Save the Children Philippines has called on the government to put in place disaster risk preparedness plans that protect children and other vulnerable sectors as the country braces for a series of extreme weather events, amid the pandemic.
The child rights organization made the call on Tuesday to mark the International Day for Disaster Risk Reduction (DRR).
Atty. Alberto Muyot, Chief Executive Officer of Save the Children Philippines, said the national and local strategies on DRR and climate change adaptation should respond to the compounding risks of COVID-19 pandemic on the most deprived and marginalized children who face risks during disasters and emergencies.
“The climate emergency and the COVID-19 compel us to assess, plan, and implement adaptive programs on DRR with a child-rights lens to achieve a better normal,” said Muyot.

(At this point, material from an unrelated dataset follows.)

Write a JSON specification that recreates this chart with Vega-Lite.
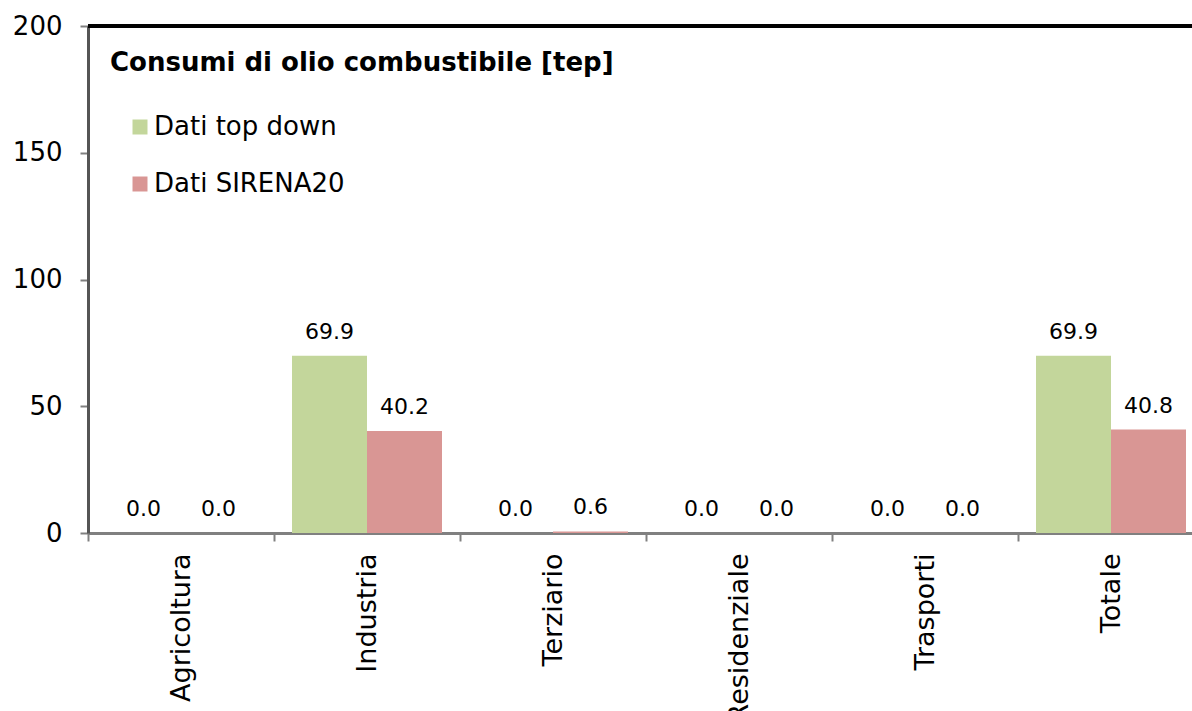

Save the Children Philippines Humanitarian Manager Jerome Balinton joined the panel of experts in the forum on Disaster Risk Governance in the context of COVID-19, organized by the United Nations Office for Disaster Risk Reduction (UNDRR) last Tuesday.
Balinton has called on the local governments to establish accountability mechanisms that allow children, women, and other vulnerable sectors to be consulted on the government’s DRR and resilience and preparedness plans.
The 2019 World Risk Report ranked the Philippines ninth (9th) among the most disaster-prone countries worldwide. An estimated 74 percent of the country’s population, mostly children, is susceptible to multiple hazards, including coastal hazards such as typhoons, storm surges, and rising sea levels.
Save the Children Philippines advocated the enactment of Republic Act 10821 or the Children's Emergency Relief and Protection Act that directs national and local government agencies to implement and sustain comprehensive emergency program to protect children, pregnant and lactating mothers from disasters and emergencies.
The law also increases child involvement and participation in the disaster risk reduction planning and post-disaster needs assessment.
Muyot said children’s rights to survival, protection from abuse and exploitation, as well as access to critical health care and education are compromised in times of emergencies.
“Children’s views must be considered in the disaster risk reduction planning. It is the right of every child to speak and to be listened to on matters that affect their lives and their future,” said Muyot.